» WHAT THIS TASK INVOLVES
Write out the full listing exactly as given, minus the images.
═══
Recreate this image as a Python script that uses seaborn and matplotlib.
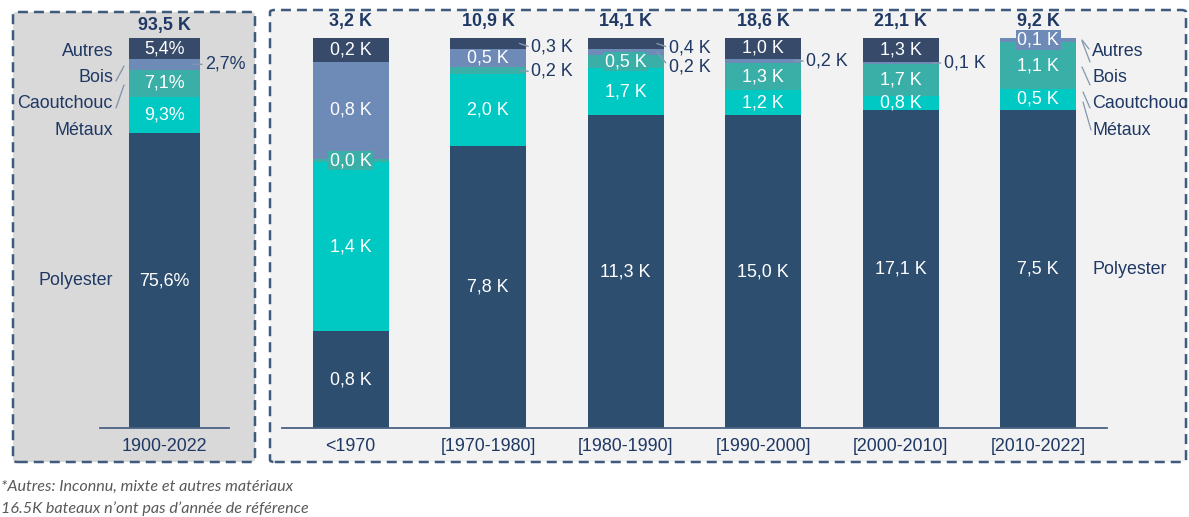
import numpy as np
import pandas as pd
import matplotlib
matplotlib.use("Agg")
import matplotlib.pyplot as plt
import seaborn as sns
from matplotlib.patches import FancyBboxPatch
from matplotlib.lines import Line2D

# ---------------- data ----------------
materials = ["Polyester", "Métaux", "Caoutchouc", "Bois", "Autres"]  # bottom -> top

overall_period = ["1900-2022"]
overall_total_k = [93.5]
overall_polyester_pct = [75.6]
overall_metaux_pct = [9.3]
overall_caoutchouc_pct = [7.1]
overall_bois_pct = [2.7]
overall_autres_pct = [5.4]

periods = ["<1970", "[1970-1980]", "[1980-1990]", "[1990-2000]", "[2000-2010]", "[2010-2022]"]
period_total_k = [3.2, 10.9, 14.1, 18.6, 21.1, 9.2]
polyester_k = [0.8, 7.8, 11.3, 15.0, 17.1, 7.5]
metaux_k = [1.4, 2.0, 1.7, 1.2, 0.8, 0.5]
caoutchouc_k = [0.03, 0.2, 0.5, 1.3, 1.7, 1.1]
bois_k = [0.8, 0.5, 0.2, 0.2, 0.1, 0.1]
autres_k = [0.2, 0.3, 0.4, 1.0, 1.3, 0.0]

footnotes = ["*Autres: Inconnu, mixte et autres matériaux",
             "16.5K bateaux n\u2019ont pas d\u2019année de référence"]

# ---------------- style ----------------
colors = {"Polyester": "#2E4E70", "Métaux": "#00C8C3", "Caoutchouc": "#3AAFA8",
          "Bois": "#6E8BB8", "Autres": "#374A6A"}
NAVY = "#1F3864"
BORDER = "#3E5A7C"
LEADER = "#8497B0"
FS = 12.9
BAR_W = 0.555

sns.set_style("white")
plt.rcParams["font.family"] = ["Liberation Sans", "DejaVu Sans"]

W, H = 1189, 517
fig = plt.figure(figsize=(W / 100, H / 100), dpi=100)


def fx(x):
    return x / W


def fy(y):
    return 1 - y / H


# panels
for (x0, y0, x1, y1, fc) in [(13, 12, 255, 462, "#D9D9D9"), (270, 10, 1186, 462, "#F2F2F2")]:
    p = FancyBboxPatch((fx(x0), fy(y1)), fx(x1) - fx(x0), fy(y0) - fy(y1),
                       boxstyle="round,pad=0,rounding_size=0.004",
                       transform=fig.transFigure, facecolor=fc, edgecolor=BORDER,
                       linewidth=1.8, linestyle=(0, (4, 2.4)), zorder=-5)
    fig.patches.append(p)

axL = fig.add_axes([fx(100), fy(428), fx(229) - fx(100), fy(38) - fy(428)])
axR = fig.add_axes([fx(282), fy(428), fx(1107) - fx(282), fy(38) - fy(428)])


def draw_stack(ax, cats, series, totals, labeler, outside, boxed, px_per_unit, total_gap):
    df = pd.DataFrame(series, index=cats)[materials]
    frac = df.div(df.sum(axis=1), axis=0)
    cum = frac.cumsum(axis=1)
    for m in reversed(materials):
        d = pd.DataFrame({"cat": cats, "h": cum[m].values})
        sns.barplot(data=d, x="cat", y="h", order=cats, color=colors[m], saturation=1,
                    width=BAR_W, errorbar=None, ax=ax, linewidth=0)
    ax.set_facecolor("none")
    ax.set_ylim(0, 1)
    ax.set_xlim(-0.5, len(cats) - 0.5)
    ax.set(xlabel="", ylabel="", yticks=[])
    for s in ["top", "left", "right"]:
        ax.spines[s].set_visible(False)
    ax.spines["bottom"].set_color("#4A6283")
    ax.spines["bottom"].set_linewidth(1.3)
    ax.tick_params(axis="x", length=0, pad=7, labelsize=FS, labelcolor=NAVY)
    edge_in = 7 / px_per_unit
    for i, c in enumerate(cats):
        ax.text(i, 1 + total_gap / 390, totals[i], ha="center", va="center", fontsize=FS,
                fontweight="bold", color=NAVY)
        for m in materials:
            v = df.loc[c, m]
            if v <= 0:
                continue
            mid = cum.loc[c, m] - frac.loc[c, m] / 2
            txt = labeler(v)
            if (i, m) in outside:
                dy = outside[(i, m)]
                ax.annotate(txt, xy=(i + BAR_W / 2 - edge_in, mid), xytext=(12, -dy),
                            textcoords="offset pixels", ha="left", va="center",
                            fontsize=FS, color=NAVY,
                            arrowprops=dict(arrowstyle="-", color=LEADER, lw=1.0,
                                            shrinkA=0, shrinkB=0, relpos=(0, 0.5)))
            else:
                bb = None
                if (i, m) in boxed:
                    bb = dict(boxstyle="square,pad=0.08", fc=colors[m], ec="none")
                ax.text(i, mid, txt, ha="center", va="center", fontsize=FS, color="white",
                        bbox=bb)
    return cum, frac


def fmt_k(v):
    return f"{v:.1f}".replace(".", ",") + " K"


def fmt_pct(v):
    return f"{v:.1f}".replace(".", ",") + "%"


left_series = {"Polyester": overall_polyester_pct, "Métaux": overall_metaux_pct,
               "Caoutchouc": overall_caoutchouc_pct, "Bois": overall_bois_pct,
               "Autres": overall_autres_pct}
cumL, fracL = draw_stack(axL, overall_period, left_series,
                         [fmt_k(t) for t in overall_total_k], fmt_pct,
                         {(0, "Bois"): 0}, set(), 129, 12.5)

right_series = {"Polyester": polyester_k, "Métaux": metaux_k, "Caoutchouc": caoutchouc_k,
                "Bois": bois_k, "Autres": autres_k}
outside_right = {(1, "Autres"): 4, (1, "Caoutchouc"): 1, (2, "Autres"): 4,
                 (2, "Bois"): 15, (3, "Bois"): 0, (4, "Bois"): 0}
boxed_right = {(0, "Caoutchouc"), (2, "Caoutchouc"), (5, "Bois")}
cumR, fracR = draw_stack(axR, periods, right_series,
                         [fmt_k(t) for t in period_total_k], fmt_k, outside_right,
                         boxed_right, 137.5, 16.5)

# category labels, left panel
for name, y in zip(["Autres", "Bois", "Caoutchouc", "Métaux"], [51, 77, 104, 130]):
    fig.text(fx(113), fy(y), name, ha="right", va="center", fontsize=FS, color=NAVY)
fig.add_artist(Line2D([fx(116), fx(124)], [fy(81), fy(66)], color=LEADER, lw=1.0))
fig.add_artist(Line2D([fx(116), fx(124)], [fy(108), fy(85)], color=LEADER, lw=1.0))
midL = cumL.iloc[0]["Polyester"] - fracL.iloc[0]["Polyester"] / 2
axL.text(-0.5 + 13 / 129, midL, "Polyester", ha="right", va="center", fontsize=FS, color=NAVY)

# category labels, right panel
for name, y in zip(["Autres", "Bois", "Caoutchouc", "Métaux"], [51, 77, 104, 130]):
    fig.text(fx(1092), fy(y), name, ha="left", va="center", fontsize=FS, color=NAVY)
for (x0, y0, x1, y1) in [(1082, 40, 1089, 49), (1082, 41, 1090, 62), (1082, 67, 1090, 85),
                         (1083, 92, 1090, 108), (1083, 102, 1091, 130)]:
    fig.add_artist(Line2D([fx(x0), fx(x1)], [fy(y0), fy(y1)], color=LEADER, lw=0.9))
midR = cumR.iloc[-1]["Polyester"] - fracR.iloc[-1]["Polyester"] / 2
axR.text(-0.5 + (1092 - 282) / 137.5, midR, "Polyester", ha="left", va="center",
         fontsize=FS, color=NAVY)

# footnotes
for txt, y in zip(footnotes, [487, 509]):
    fig.text(fx(1), fy(y), txt, ha="left", va="center", fontsize=11.6, style="italic",
             color="#595959", family=["Lato", "DejaVu Sans"])

fig.savefig("out.png", dpi=100)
═══
» RESULT BELOW
Recreate this image as a Python script that uses seaborn and matplotlib.
import numpy as np
import pandas as pd
import matplotlib
matplotlib.use("Agg")
import matplotlib.pyplot as plt
import seaborn as sns
from matplotlib.patches import FancyBboxPatch
from matplotlib.lines import Line2D

# ---------------- data ----------------
materials = ["Polyester", "Métaux", "Caoutchouc", "Bois", "Autres"]  # bottom -> top

overall_period = ["1900-2022"]
overall_total_k = [93.5]
overall_polyester_pct = [75.6]
overall_metaux_pct = [9.3]
overall_caoutchouc_pct = [7.1]
overall_bois_pct = [2.7]
overall_autres_pct = [5.4]

periods = ["<1970", "[1970-1980]", "[1980-1990]", "[1990-2000]", "[2000-2010]", "[2010-2022]"]
period_total_k = [3.2, 10.9, 14.1, 18.6, 21.1, 9.2]
polyester_k = [0.8, 7.8, 11.3, 15.0, 17.1, 7.5]
metaux_k = [1.4, 2.0, 1.7, 1.2, 0.8, 0.5]
caoutchouc_k = [0.03, 0.2, 0.5, 1.3, 1.7, 1.1]
bois_k = [0.8, 0.5, 0.2, 0.2, 0.1, 0.1]
autres_k = [0.2, 0.3, 0.4, 1.0, 1.3, 0.0]

footnotes = ["*Autres: Inconnu, mixte et autres matériaux",
             "16.5K bateaux n\u2019ont pas d\u2019année de référence"]

# ---------------- style ----------------
colors = {"Polyester": "#2E4E70", "Métaux": "#00C8C3", "Caoutchouc": "#3AAFA8",
          "Bois": "#6E8BB8", "Autres": "#374A6A"}
NAVY = "#1F3864"
BORDER = "#3E5A7C"
LEADER = "#8497B0"
FS = 12.9
BAR_W = 0.555

sns.set_style("white")
plt.rcParams["font.family"] = ["Liberation Sans", "DejaVu Sans"]

W, H = 1189, 517
fig = plt.figure(figsize=(W / 100, H / 100), dpi=100)


def fx(x):
    return x / W


def fy(y):
    return 1 - y / H


# panels
for (x0, y0, x1, y1, fc) in [(13, 12, 255, 462, "#D9D9D9"), (270, 10, 1186, 462, "#F2F2F2")]:
    p = FancyBboxPatch((fx(x0), fy(y1)), fx(x1) - fx(x0), fy(y0) - fy(y1),
                       boxstyle="round,pad=0,rounding_size=0.004",
                       transform=fig.transFigure, facecolor=fc, edgecolor=BORDER,
                       linewidth=1.8, linestyle=(0, (4, 2.4)), zorder=-5)
    fig.patches.append(p)

axL = fig.add_axes([fx(100), fy(428), fx(229) - fx(100), fy(38) - fy(428)])
axR = fig.add_axes([fx(282), fy(428), fx(1107) - fx(282), fy(38) - fy(428)])


def draw_stack(ax, cats, series, totals, labeler, outside, boxed, px_per_unit, total_gap):
    df = pd.DataFrame(series, index=cats)[materials]
    frac = df.div(df.sum(axis=1), axis=0)
    cum = frac.cumsum(axis=1)
    for m in reversed(materials):
        d = pd.DataFrame({"cat": cats, "h": cum[m].values})
        sns.barplot(data=d, x="cat", y="h", order=cats, color=colors[m], saturation=1,
                    width=BAR_W, errorbar=None, ax=ax, linewidth=0)
    ax.set_facecolor("none")
    ax.set_ylim(0, 1)
    ax.set_xlim(-0.5, len(cats) - 0.5)
    ax.set(xlabel="", ylabel="", yticks=[])
    for s in ["top", "left", "right"]:
        ax.spines[s].set_visible(False)
    ax.spines["bottom"].set_color("#4A6283")
    ax.spines["bottom"].set_linewidth(1.3)
    ax.tick_params(axis="x", length=0, pad=7, labelsize=FS, labelcolor=NAVY)
    edge_in = 7 / px_per_unit
    for i, c in enumerate(cats):
        ax.text(i, 1 + total_gap / 390, totals[i], ha="center", va="center", fontsize=FS,
                fontweight="bold", color=NAVY)
        for m in materials:
            v = df.loc[c, m]
            if v <= 0:
                continue
            mid = cum.loc[c, m] - frac.loc[c, m] / 2
            txt = labeler(v)
            if (i, m) in outside:
                dy = outside[(i, m)]
                ax.annotate(txt, xy=(i + BAR_W / 2 - edge_in, mid), xytext=(12, -dy),
                            textcoords="offset pixels", ha="left", va="center",
                            fontsize=FS, color=NAVY,
                            arrowprops=dict(arrowstyle="-", color=LEADER, lw=1.0,
                                            shrinkA=0, shrinkB=0, relpos=(0, 0.5)))
            else:
                bb = None
                if (i, m) in boxed:
                    bb = dict(boxstyle="square,pad=0.08", fc=colors[m], ec="none")
                ax.text(i, mid, txt, ha="center", va="center", fontsize=FS, color="white",
                        bbox=bb)
    return cum, frac


def fmt_k(v):
    return f"{v:.1f}".replace(".", ",") + " K"


def fmt_pct(v):
    return f"{v:.1f}".replace(".", ",") + "%"


left_series = {"Polyester": overall_polyester_pct, "Métaux": overall_metaux_pct,
               "Caoutchouc": overall_caoutchouc_pct, "Bois": overall_bois_pct,
               "Autres": overall_autres_pct}
cumL, fracL = draw_stack(axL, overall_period, left_series,
                         [fmt_k(t) for t in overall_total_k], fmt_pct,
                         {(0, "Bois"): 0}, set(), 129, 12.5)

right_series = {"Polyester": polyester_k, "Métaux": metaux_k, "Caoutchouc": caoutchouc_k,
                "Bois": bois_k, "Autres": autres_k}
outside_right = {(1, "Autres"): 4, (1, "Caoutchouc"): 1, (2, "Autres"): 4,
                 (2, "Bois"): 15, (3, "Bois"): 0, (4, "Bois"): 0}
boxed_right = {(0, "Caoutchouc"), (2, "Caoutchouc"), (5, "Bois")}
cumR, fracR = draw_stack(axR, periods, right_series,
                         [fmt_k(t) for t in period_total_k], fmt_k, outside_right,
                         boxed_right, 137.5, 16.5)

# category labels, left panel
for name, y in zip(["Autres", "Bois", "Caoutchouc", "Métaux"], [51, 77, 104, 130]):
    fig.text(fx(113), fy(y), name, ha="right", va="center", fontsize=FS, color=NAVY)
fig.add_artist(Line2D([fx(116), fx(124)], [fy(81), fy(66)], color=LEADER, lw=1.0))
fig.add_artist(Line2D([fx(116), fx(124)], [fy(108), fy(85)], color=LEADER, lw=1.0))
midL = cumL.iloc[0]["Polyester"] - fracL.iloc[0]["Polyester"] / 2
axL.text(-0.5 + 13 / 129, midL, "Polyester", ha="right", va="center", fontsize=FS, color=NAVY)

# category labels, right panel
for name, y in zip(["Autres", "Bois", "Caoutchouc", "Métaux"], [51, 77, 104, 130]):
    fig.text(fx(1092), fy(y), name, ha="left", va="center", fontsize=FS, color=NAVY)
for (x0, y0, x1, y1) in [(1082, 40, 1089, 49), (1082, 41, 1090, 62), (1082, 67, 1090, 85),
                         (1083, 92, 1090, 108), (1083, 102, 1091, 130)]:
    fig.add_artist(Line2D([fx(x0), fx(x1)], [fy(y0), fy(y1)], color=LEADER, lw=0.9))
midR = cumR.iloc[-1]["Polyester"] - fracR.iloc[-1]["Polyester"] / 2
axR.text(-0.5 + (1092 - 282) / 137.5, midR, "Polyester", ha="left", va="center",
         fontsize=FS, color=NAVY)

# footnotes
for txt, y in zip(footnotes, [487, 509]):
    fig.text(fx(1), fy(y), txt, ha="left", va="center", fontsize=11.6, style="italic",
             color="#595959", family=["Lato", "DejaVu Sans"])

fig.savefig("out.png", dpi=100)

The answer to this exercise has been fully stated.